The Southern civil religion has obviously fulfilled a priestly function. It has worked to preserve something which can roughly be designated as a Southern way of life. No one can quite define what that means, but all of us who experience it know what is being talked about. Some of that way of life has been perverse and destructive, but much of it has positive value. The gradual disappearance of religious language from political rhetoric is only one of many signs that this Southern way of life is changing. The American South is rapidly becoming a carbon copy of every other part of the nation. In that process the entire ethos and moral structure of the region is being altered, producing both positive and negative consequences.

Historically, the priestly elements become static and oppressive, blocking necessary change, unless they are balanced and restrained by the prophets.

While there are always more priests than prophets, the prophetic strain has not been entirely absent from the Southern religious experience. One ironic paradox of Southern history, to use only one example, was the constraint upon Southern slaveowners, in the light of their religious commitments, to allow the Christian gospel to be preached to slaves. For a long time it has been received wisdom that the only effect of that preaching was to placate the blacks, rendering them passive and apathetic with vague promises of “pie in the sky by and by.” A more detailed exposition of the black experience has uncovered new layers to the story. As Richard Wentz has pointed out, “It has recently become a matter of record that the slaves probably received more than they were meant to receive from the evangelical character of the dominant religion… The white man agitated and wrestled with the effects of both law and Gospel in his own life — trying to adjust those effects with the economic and political need to deny them to humans of black skin. But they heard greater depths of the law than the white man intended, and they also heard words like freedom, love, salvation, judgment, mercy.” f4 The gospel story offered the blacks hope, and in many cases that hope was revolutionary. There was a prophetic character to the symbols of the Christian faith that promised more than just a reward in a future life. The visions of a kingdom to come helped to produce more black activists, social unrest, and consequent social change. At the same time that vision of the kingdom made Southerners uneasy of conscience.

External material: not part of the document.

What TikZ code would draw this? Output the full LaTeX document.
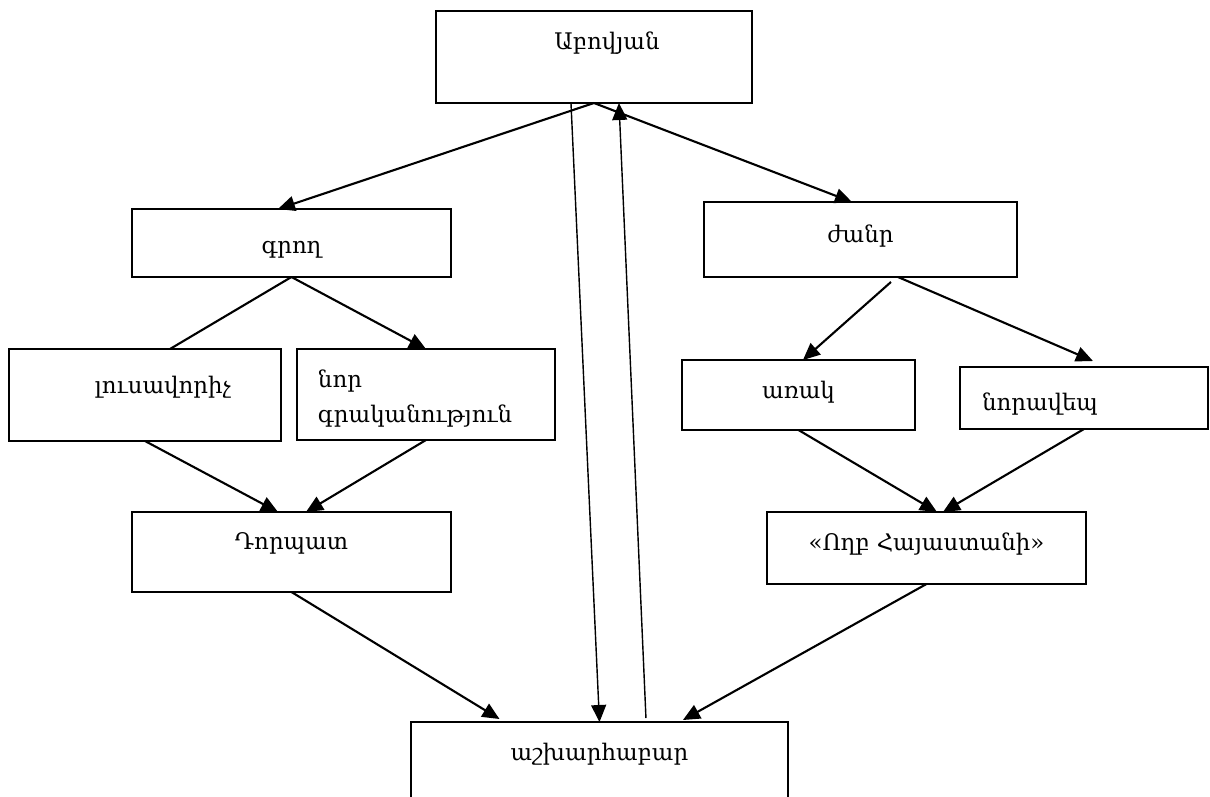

In a more contemporary vein one must remember that a prophet like Martin Luther King, Jr., was a product of the Southern religious experience. Of course, it was the black experience, infused with a heavy dose of Boston personalism, King constantly used in his public utterances the time-honored Biblical rhetoric of southern politics. It is ironic that the success of King in the South (a success he was not able to equal in other parts of the nation) was partly due to the fact that the same religious ethos which shaped King likewise informed the development of the blacks to whom he appealed for support and the whites whom he confronted with demands for racial justice. Many Southerners, offended, angered, and frightened by King’s activities, were at the same time emotionally troubled and morally disturbed by his demands. The evidence of the Southerner’s struggle with such sore spots is abundant in his literature, in his tortured interpretations of scripture, in his often flamboyant paternalism, and in his exaggerated responses to the racial demagogues who have so often been a part of Southern politics. Rationalization has often been accomplished, but rarely without pain and never without scar. A prophet like King could not have been so effective had he not been appealing to a people of two minds religiously, people who was often employing in priestly fashion the same religious values which King was using in prophetic style.

If the Southern civil religion, often articulated in politico-religious rhetoric, has functioned in both priestly and prophetic style in the past, what is the prognosis for the future? Here any comments must necessarily be tentative.

The South is changing; of that, there is no doubt. The grip of the Southern civil religion, for good or for bad, is weakening. Many years ago, a thinker like Walter Lippmann foresaw this same phenomenon for the nation as a whole. In a probing volume, The Public Philosophy, he wrote of the erosion of a moral value consensus and the disappearance of a sense of objective, overarching national morality. The process which he analyzed has continued in the nation as a whole and, I think, in the South in particular.

I confess a sense of foreboding when I view the possible and probably further erosion of the Southern civil religion. An old way of life is disappearing. With it go many of the contradictions, inconsistencies, the actual evils which were a part of it. I would not want to call back any of those things. But with the disappearance of that way of life there is also the evident crumbling of a structure of generally acknowledged moral values which has exercised both priestly and prophetic functions in the public arena. Perhaps the time will soon come when Southern politicians will no longer find it politically profitable to appeal to the Bible in support of racial prejudice, class hatred, or economic selfishness. That is all to the good. But it may also happen that the sort of statement quoted from Governor Askew at the beginning of this study will no longer be made. If our analysis of the phenomenon is correct in the assertion that Southern political rhetoric contains religious quotes and references partially as a response to the people’s deep-felt desire for “God-fearing” leaders who have a sense of responsibility to higher moral values and purposes, then will not the disappearance of that rhetoric reflect to some extent the disappearance of that popular desire? Whenever there is drastic modification of a society’s way of life and system of moral values, change almost certainly affects not only that which is undesirable but also that which is worthwhile, not only that which ought to be transitory but also that which sustains healthy community, not only the perversions of hypocrisy but also the traditions of civility. The current modification of the Southern civil religion is not exception to that rule. It is generally agreed that the American president who employed religious language in his public utterances with the highest degree of discernment and understanding was Abraham Lincoln, but it has been pointed out also that Lincoln’s use of Biblical language was effective only because he was speaking to an audience that was biblically literate. Religious language addressed to people who are, as is increasingly true in our secularized society, multicultural, multi-religious and biblically illiterate largely loses its resonance and power.

What kinds of public ritual and symbolism will replace those of the civil religion? What type of public moral value structures, if any, will supercede those of our Biblical, individualistic past? These are provocative questions which are as yet unanswered.

Endnotes
1 Eric Voegelin, Israel and Revelation (Baton Rouge: Louisiana State University Press, 1957), ix.
2 Robert Bellah, “Civil Religion in America,” Daedalus, (Winter, 1967), 14.
3 Ibid., 4.
4 Richard Wentz, “The Saga of the American Soul,” Journal of the American Academy of Religion (December, 1974), 65.